The second trend is policy and compliance pressure. Safety programs will continue moving toward documented PPE assessments, especially in larger enterprises and regulated sectors. Procurement teams will need better technical files, traceability, and supplier documentation. This will benefit manufacturers and brands that can present consistent test data and structured quality records.

The third trend is sustainability. U.S. buyers are increasingly asking about durability, washability, packaging reduction, and responsible manufacturing. In practice, a longer-lasting glove that reduces replacement frequency can be both more sustainable and more economical. Expect more discussion of recycled components, streamlined packaging, and lifecycle cost instead of unit price alone.

By 2026, the strongest suppliers in this market will not be those that simply sell “Kevlar gloves” or “cut gloves.” They will be those that help buyers map hazards, compare data, run trials, and build reliable replenishment systems across regions such as the Midwest, Gulf Coast, Southeast, and West Coast.

FAQ

Are Kevlar gloves the same as cut-resistant gloves?
Not exactly. Kevlar gloves are one type of glove material, while cut-resistant gloves are a broader category defined by protective performance.

Which is better for warehouse work in the United States?
Usually a lightweight coated cut-resistant glove is better for warehouse work because it offers comfort, grip, and dexterity for long shifts.

When should I choose Kevlar gloves?
Choose Kevlar gloves when your task combines cut risk with moderate heat exposure or when aramid durability is an advantage for the process.

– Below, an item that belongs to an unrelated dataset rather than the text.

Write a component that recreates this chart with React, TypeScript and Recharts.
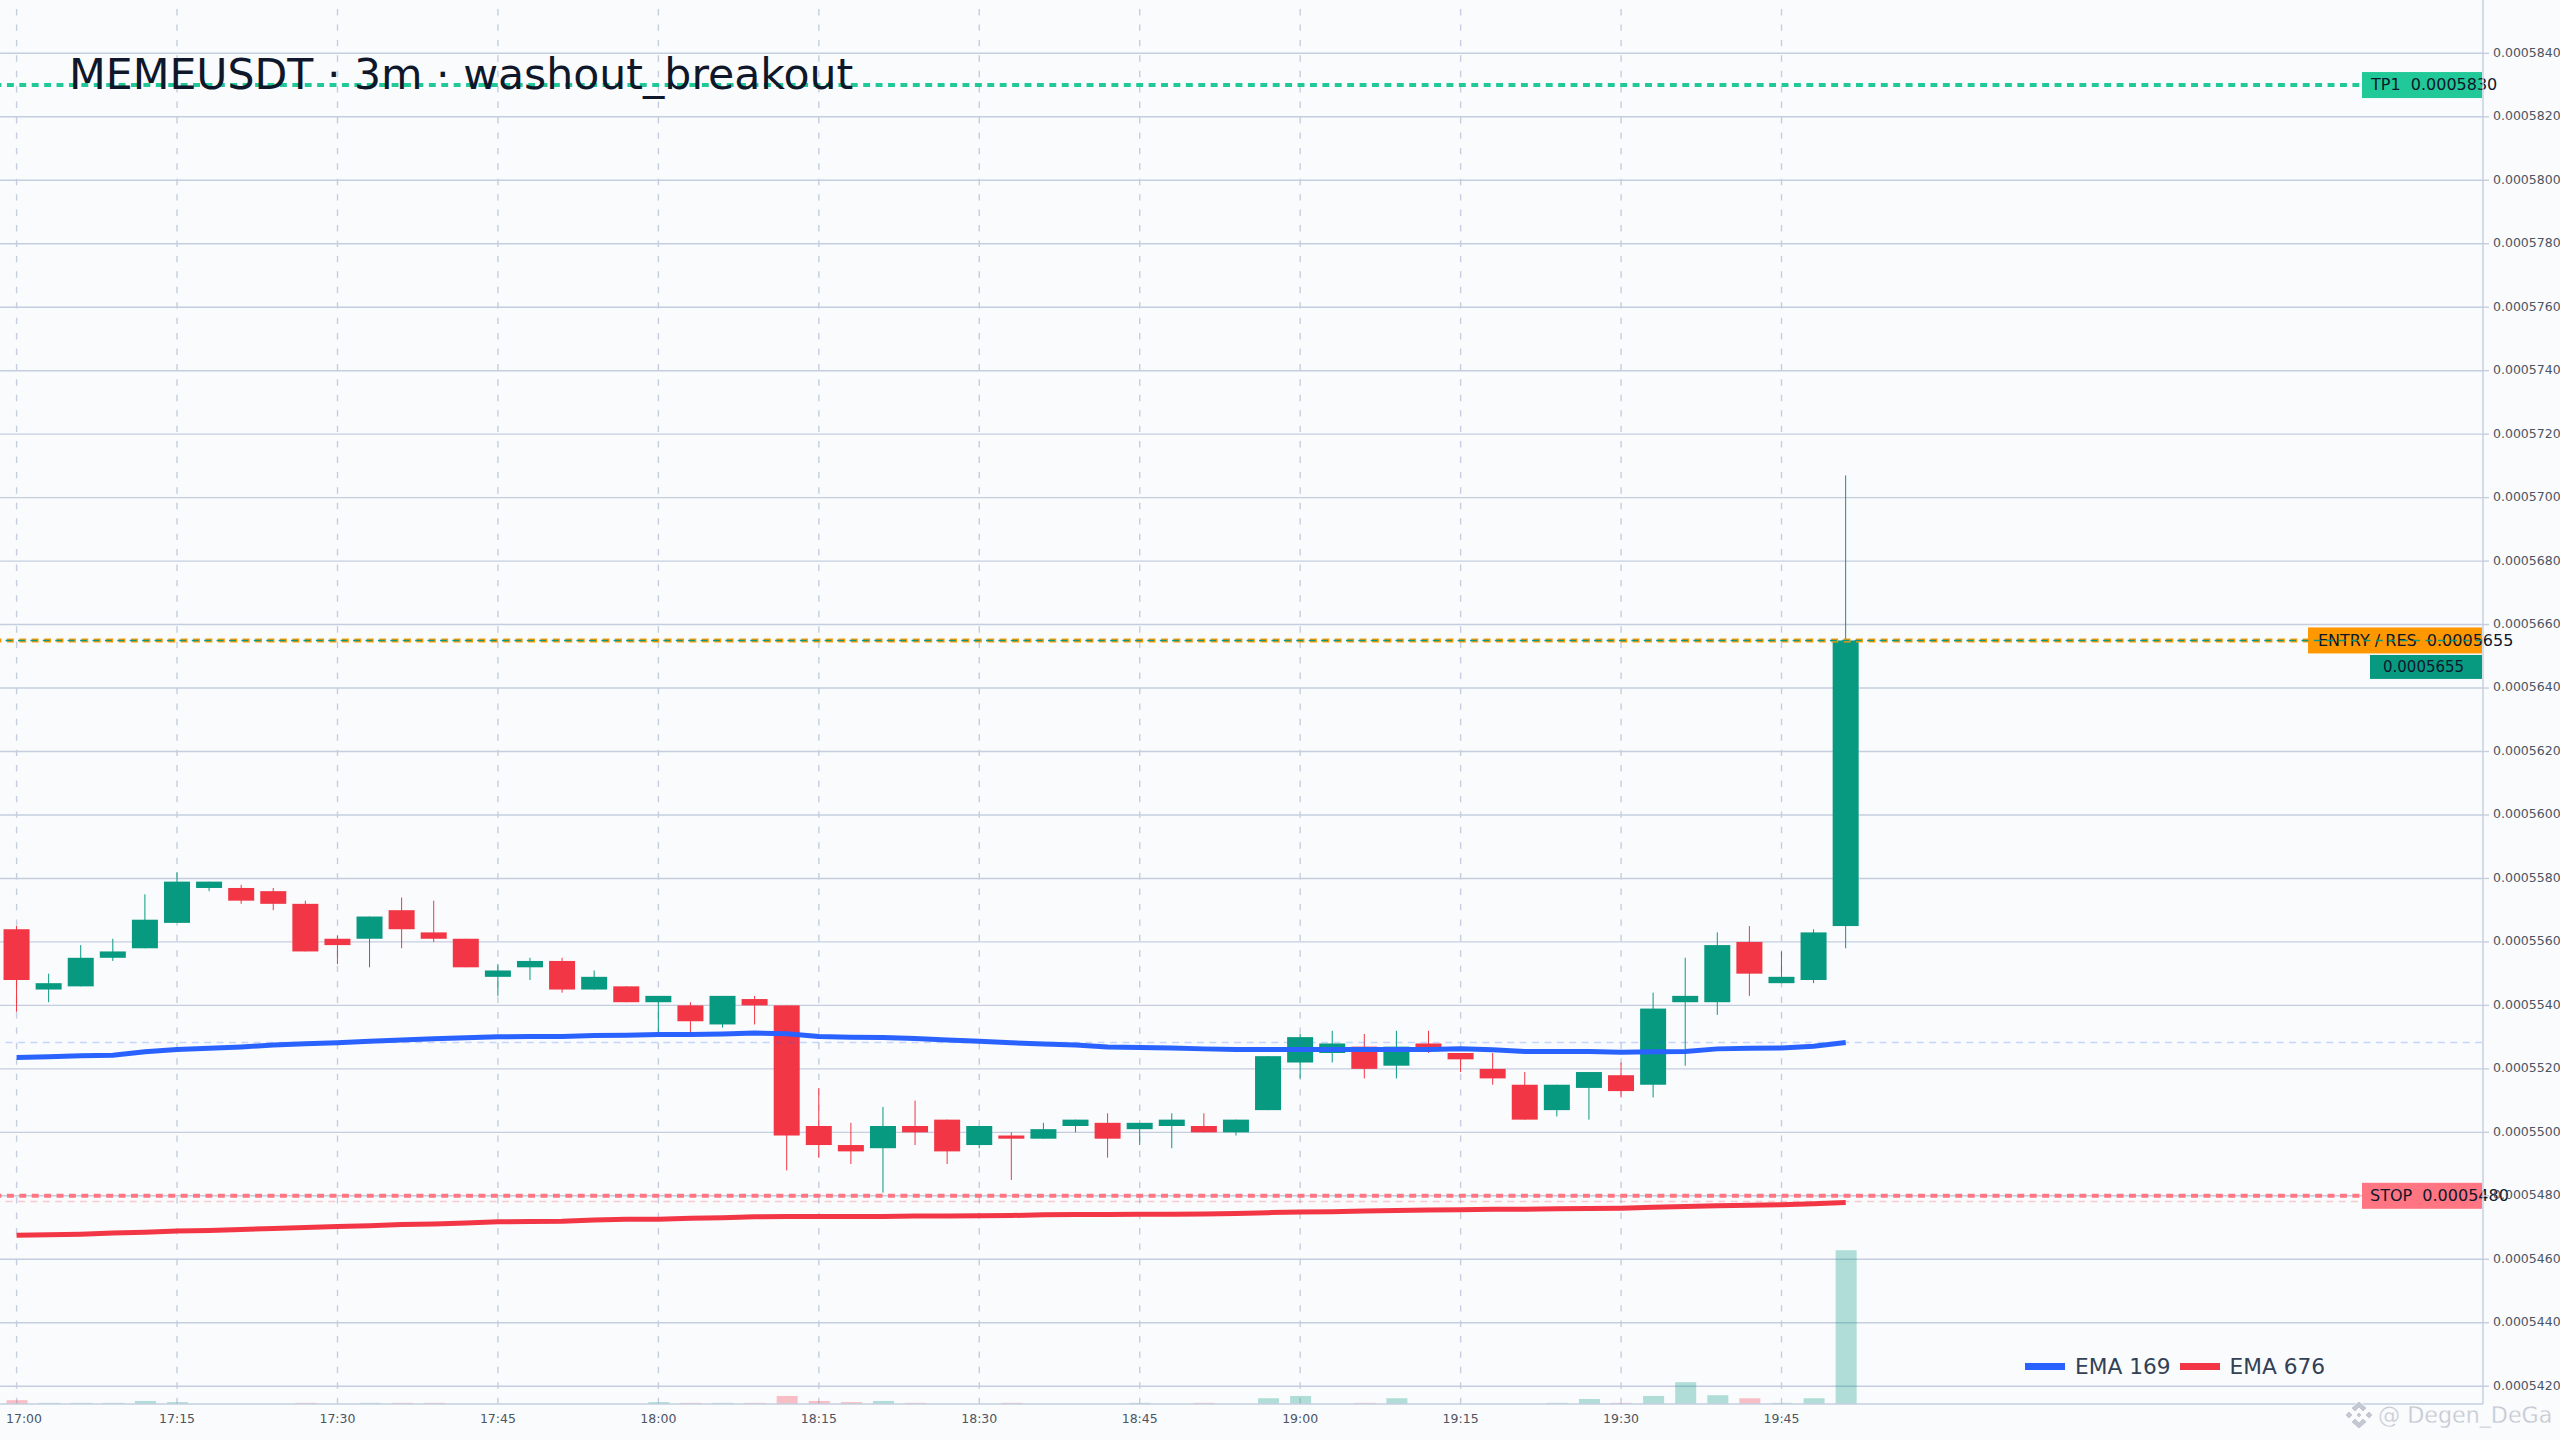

What standard should U.S. buyers check first?
ANSI/ISEA 105 is the main benchmark for cut resistance in the United States. Buyers should also review abrasion, puncture, and heat-related data if relevant.

Are more expensive gloves always better?
No. The best glove is the one that matches the hazard and lasts well in the actual application. Total cost of ownership matters more than the initial pair price.

Can international suppliers serve the U.S. market reliably?
Yes, if they have strong quality systems, export experience, clear technical documentation, and dependable pre-sale and after-sale support. Many distributors combine domestic channels with factory-direct international sourcing.

Should I buy one glove model for my whole company?
Usually no. Different tasks often need different cut levels, coatings, and comfort profiles. A wear trial by department is usually the best approach.

Final Takeaway

If the question is “cut resistant gloves vs Kevlar gloves, which is better?” the most accurate answer for the United States is that cut-resistant gloves are usually the better buying framework, while Kevlar gloves remain a valuable specialized option. In other words, start with the hazard and the ANSI level, then choose the best material and coating for the task. For general industrial applications, modern cut-resistant gloves often beat traditional Kevlar-only designs on comfort, grip, and value. For heat-adjacent cut hazards, Kevlar still deserves serious consideration. The right decision is not about following an old material preference. It is about selecting a glove system that improves protection, compliance, and real operating efficiency.